During Parking and Transportation Services’ annual “Bike to UT Day” on Thursday morning, APD issued 47 tickets to cyclists heading to the University as part of a “special assignment bike initiative,” according to APD officer Will Harvey.
Harvey said APD did not purposely schedule the initiative to coincide with the event.
“I predetermined all of the dates back in January,” Harvey said. “We had no way of knowing. It just happened to fall that way.”
APD officers wrote one of the tickets for going the wrong way on a one-way street and issued the rest for running stop signs, according to Harvey.

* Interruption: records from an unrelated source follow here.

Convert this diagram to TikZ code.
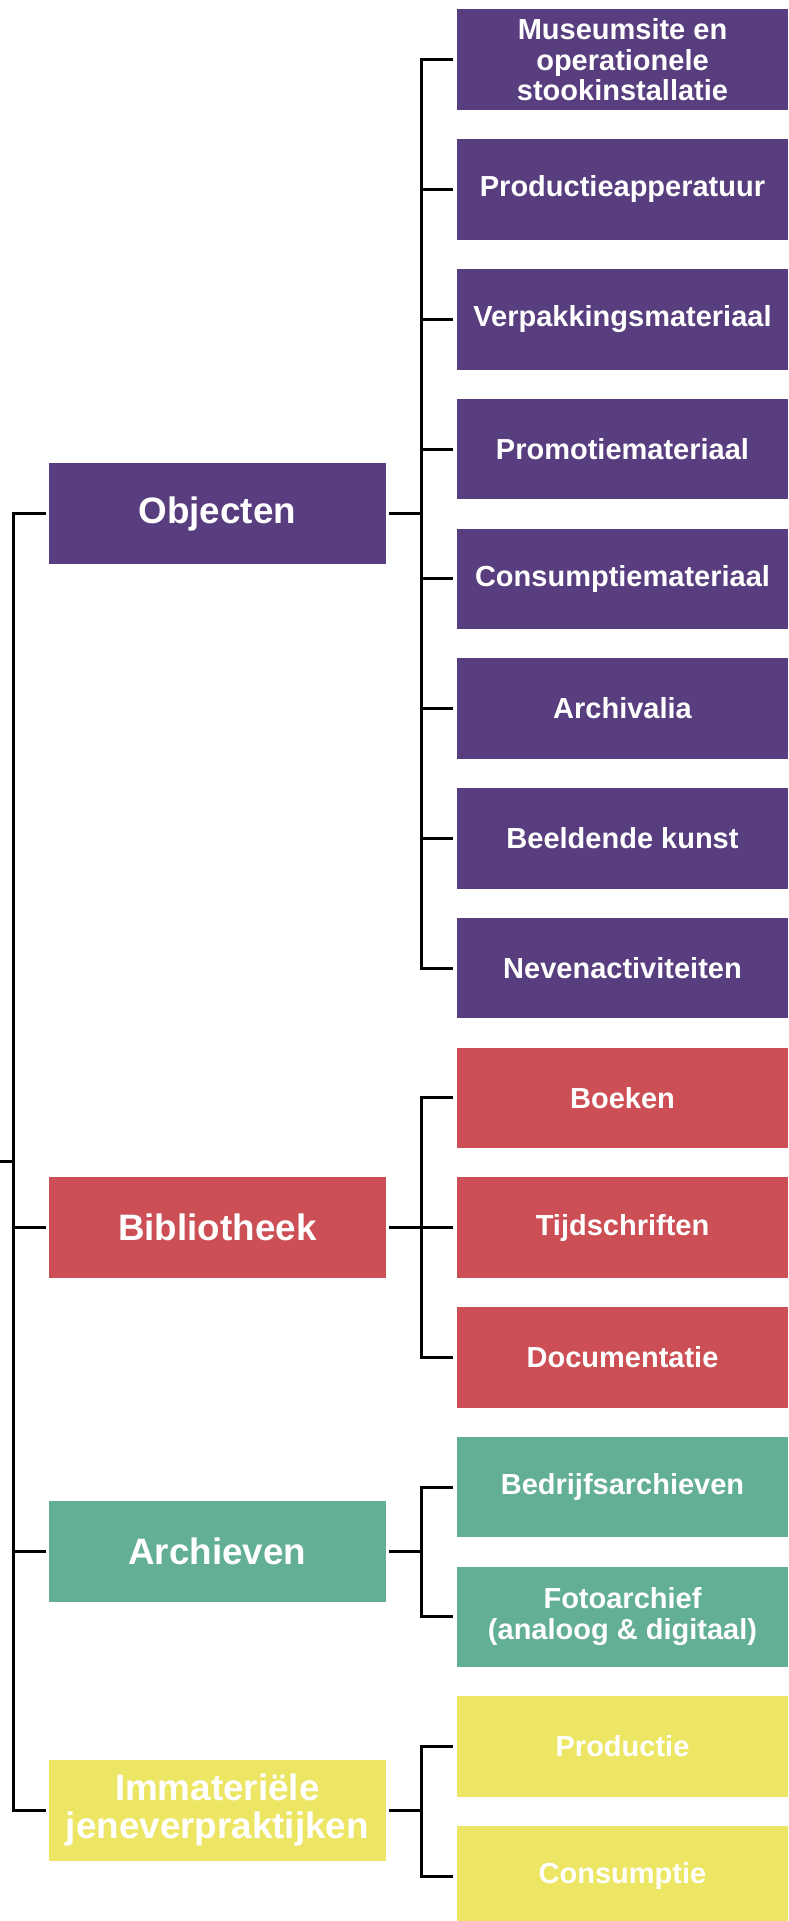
\documentclass[tikz,border=0pt]{standalone}
\usepackage{fontspec}
\setmainfont{Liberation Sans}
\definecolor{cpurple}{HTML}{583E7E}
\definecolor{cred}{HTML}{CC4F55}
\definecolor{cteal}{HTML}{63AE96}
\definecolor{cyellow}{HTML}{EDE665}
\begin{document}
\begin{tikzpicture}[x=1pt,y=-1pt,
  box/.style={rectangle, inner sep=0pt, text=white, align=center},
  lbox/.style={box, minimum width=337pt, minimum height=101pt, font=\fontsize{36.8}{38.5}\selectfont\bfseries},
  rbox/.style={box, minimum width=331pt, minimum height=100.5pt, font=\fontsize{29}{30.5}\selectfont\bfseries},
  conn/.style={draw=black, line width=3pt}]
\useasboundingbox (0,0) rectangle (788,1921);
% level 1
\node[lbox, fill=cpurple] (obj) at (217.3,513.5) {Objecten};
\node[lbox, fill=cred] (bib) at (217.3,1227) {Bibliotheek};
\node[lbox, fill=cteal] (arc) at (217.3,1551) {Archieven};
\node[lbox, fill=cyellow] (imm) at (217.3,1810) {Immateriële\\jeneverpraktijken};
% level 2
\node[rbox, fill=cpurple] (c0) at (622.5,59.75) {Museumsite en\\operationele\\stookinstallatie};
\node[rbox, fill=cpurple] (c1) at (622.5,189.5) {Productieapperatuur};
\node[rbox, fill=cpurple] (c2) at (622.5,319.25) {Verpakkingsmateriaal};
\node[rbox, fill=cpurple] (c3) at (622.5,449) {Promotiemateriaal};
\node[rbox, fill=cpurple] (c4) at (622.5,578.75) {Consumptiemateriaal};
\node[rbox, fill=cpurple] (c5) at (622.5,708.5) {Archivalia};
\node[rbox, fill=cpurple] (c6) at (622.5,838.25) {Beeldende kunst};
\node[rbox, fill=cpurple] (c7) at (622.5,968) {Nevenactiviteiten};
\node[rbox, fill=cred] (c8) at (622.5,1097.75) {Boeken};
\node[rbox, fill=cred] (c9) at (622.5,1227.5) {Tijdschriften};
\node[rbox, fill=cred] (c10) at (622.5,1357.25) {Documentatie};
\node[rbox, fill=cteal] (c11) at (622.5,1487) {Bedrijfsarchieven};
\node[rbox, fill=cteal] (c12) at (622.5,1616.75) {Fotoarchief\\(analoog \& digitaal)};
\node[rbox, fill=cyellow] (c13) at (622.5,1746.5) {Productie};
\node[rbox, fill=cyellow] (c14) at (622.5,1876.25) {Consumptie};
% root connectors
\coordinate (root) at (0,1161.5);
\foreach \p in {obj,bib,arc,imm}
  \draw[conn] (root) -- ++(13.5,0) |- ([xshift=-3pt]\p.west);
% level 2 connectors
\foreach \c in {c0,c1,c2,c3,c4,c5,c6,c7}
  \draw[conn] ([xshift=3pt]obj.east) -- ++(32,0) |- ([xshift=-4pt]\c.west);
\foreach \c in {c8,c9,c10}
  \draw[conn] ([xshift=3pt]bib.east) -- ++(32,0) |- ([xshift=-4pt]\c.west);
\foreach \c in {c11,c12}
  \draw[conn] ([xshift=3pt]arc.east) -- ++(32,0) |- ([xshift=-4pt]\c.west);
\foreach \c in {c13,c14}
  \draw[conn] ([xshift=3pt]imm.east) -- ++(32,0) |- ([xshift=-4pt]\c.west);
\end{tikzpicture}
\end{document}
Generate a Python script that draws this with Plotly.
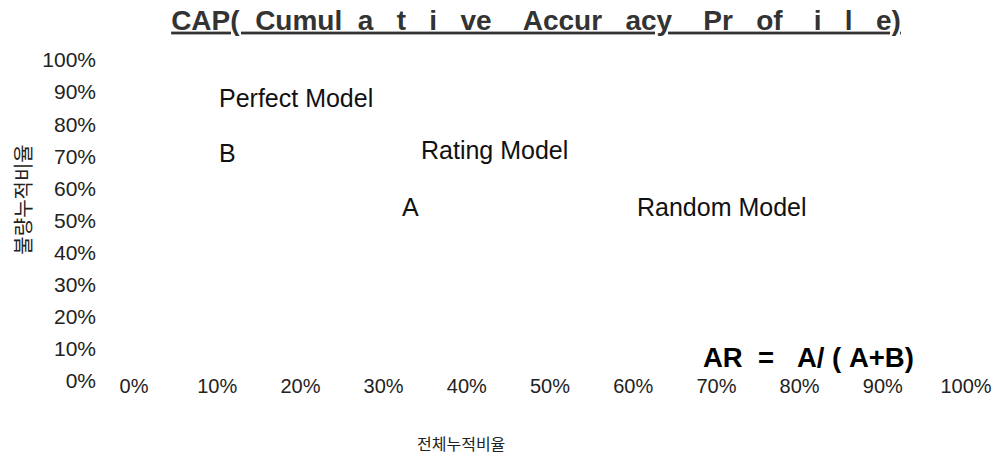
import plotly.graph_objects as go

# Axis ticks
x_ticks = [0, 0.1, 0.2, 0.3, 0.4, 0.5, 0.6, 0.7, 0.8, 0.9, 1.0]
y_ticks = [0, 0.1, 0.2, 0.3, 0.4, 0.5, 0.6, 0.7, 0.8, 0.9, 1.0]

# Text labels placed inside the chart (data coords)
label_text = ["Perfect Model", "B", "Rating Model", "A", "Random Model"]
label_x = [0.1, 0.1, 0.342, 0.3195, 0.602]
label_y = [0.882, 0.710, 0.720, 0.542, 0.542]

formula_text = "AR&nbsp;&nbsp;=&nbsp;&nbsp;&nbsp;A/&nbsp;(&nbsp;A+B)"
formula_x = 0.682
formula_y = 0.072

N = "&nbsp;"
title_text = ("CAP(" + N * 2 + "Cumul" + N * 2 + "a" + N * 3 + "t" + N * 3 + "i" + N * 3 + "ve" + N * 4
              + "Accur" + N * 3 + "acy" + N * 4 + "Pr" + N * 3 + "of" + N * 4 + "i" + N * 3 + "l"
              + N * 3 + "e)")
x_title = "전체누적비율"
y_title = "불량누적비율"

W, H = 996, 451
L, R, T, B = 126, 26, 47, 64
plot_w = W - L - R
plot_h = H - T - B

fig = go.Figure()

annotations = []
for t, x, y in zip(label_text, label_x, label_y):
    annotations.append(dict(x=x, y=y, xref="x", yref="y", text=t, showarrow=False,
                            xanchor="left", yanchor="middle",
                            font=dict(family="Liberation Sans, Arial", size=25, color="#111")))
annotations.append(dict(x=formula_x, y=formula_y, xref="x", yref="y", text="<b>" + formula_text + "</b>",
                        showarrow=False, xanchor="left", yanchor="middle",
                        font=dict(family="Liberation Sans, Arial", size=27.5, color="#000")))
annotations.append(dict(x=0.393, y=-0.141, xref="paper", yref="paper", text=x_title,
                        showarrow=False, xanchor="center", yanchor="middle",
                        font=dict(family="Noto Sans CJK KR", size=16, color="#222")))
annotations.append(dict(x=(20 - 8 - L) / plot_w, y=0.5735, xref="paper", yref="paper", text=y_title,
                        textangle=-90, showarrow=False, xanchor="center", yanchor="middle",
                        font=dict(family="Noto Sans CJK KR", size=20, color="#222")))

fig.update_layout(
    width=W, height=H,
    margin=dict(l=L, r=R, t=T, b=B),
    paper_bgcolor="white", plot_bgcolor="white",
    showlegend=False,
    title=dict(text="<b>" + title_text + "</b>", x=528 / W, xanchor="center",
               y=1 - 2 / H, yanchor="top", xref="container", yref="container",
               font=dict(family="Liberation Sans, Arial", size=28, color="#333", lineposition="under")),
    annotations=annotations,
    xaxis=dict(range=[0, 1], tickvals=x_ticks, tickformat=".0%", showgrid=False, zeroline=False,
               showline=False, ticks="", anchor="free", position=(387 - 364) / plot_h,
               tickfont=dict(family="Liberation Sans, Arial", size=20, color="#222")),
    yaxis=dict(range=[-(387 - 373) / 321, 1 + 5 / 321], tickvals=y_ticks, tickformat=".0%",
               domain=[0, 1], showgrid=False, zeroline=False, showline=False, ticks="",
               ticklabelstandoff=37,
               tickfont=dict(family="Liberation Sans, Arial", size=21, color="#222")),
)

fig.write_html("out.html")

“We get a large number of complaints on a regular basis,” Harvey said. “If you’re out in West Campus or North Campus, it’s just getting more and more populated and congested. When that happens, complaints go up, and we felt we needed to get out and do something.”
Harvey said the initiative began in February and focuses not only on enforcing bike safety but also on pedestrian and driving violations in the West Campus and North Campus areas.
“Thus far for this operation, from February till now, we have written a total of 175 warnings and 128 tickets to bicyclists,” Harvey said.
Kent Kasischke, a visiting psychology student researcher, received a ticket while biking to campus this morning near the intersection of 29th Street and Speedway.
“Five or six other cops were just south of the intersection, and they were just picking off people left and right,” Kasischke said. “They were hiding behind the bridge. It was very off.”
Kasischke said although he did not disagree with the police’s decision to ticket him, he thought the officers could have been more lenient.
“Writing a ticket for running a stop sign, I totally understand,” Kasischke said. “I definitely didn’t come to a full stop. It was kind of the demeanor in which they did it: They kind of jumped up in the middle of the road and forced you to stop, otherwise you would hit them. There was no dialogue, they were just writing tickets [and] then letting people go.”
Kasischke thought police could have used the opportunity to educate bicyclists about the importance of following traffic laws.
“These police were just pulling people left and right and writing tickets and not educating anybody,” Kasischke said. “When he pulled me over, he asked me why I thought I was pulled over, and I’ve been riding a bike for years — I knew it was for going through the stop sign. But, with the girl next to me, there was no effort to explain it to her.”
Kasischke thought it was a “strange coincidence” that APD officers conducted the initiative on Bike to UT Day.
UTPD spokeswoman Cindy Posey said campus police were not aware of the APD operation.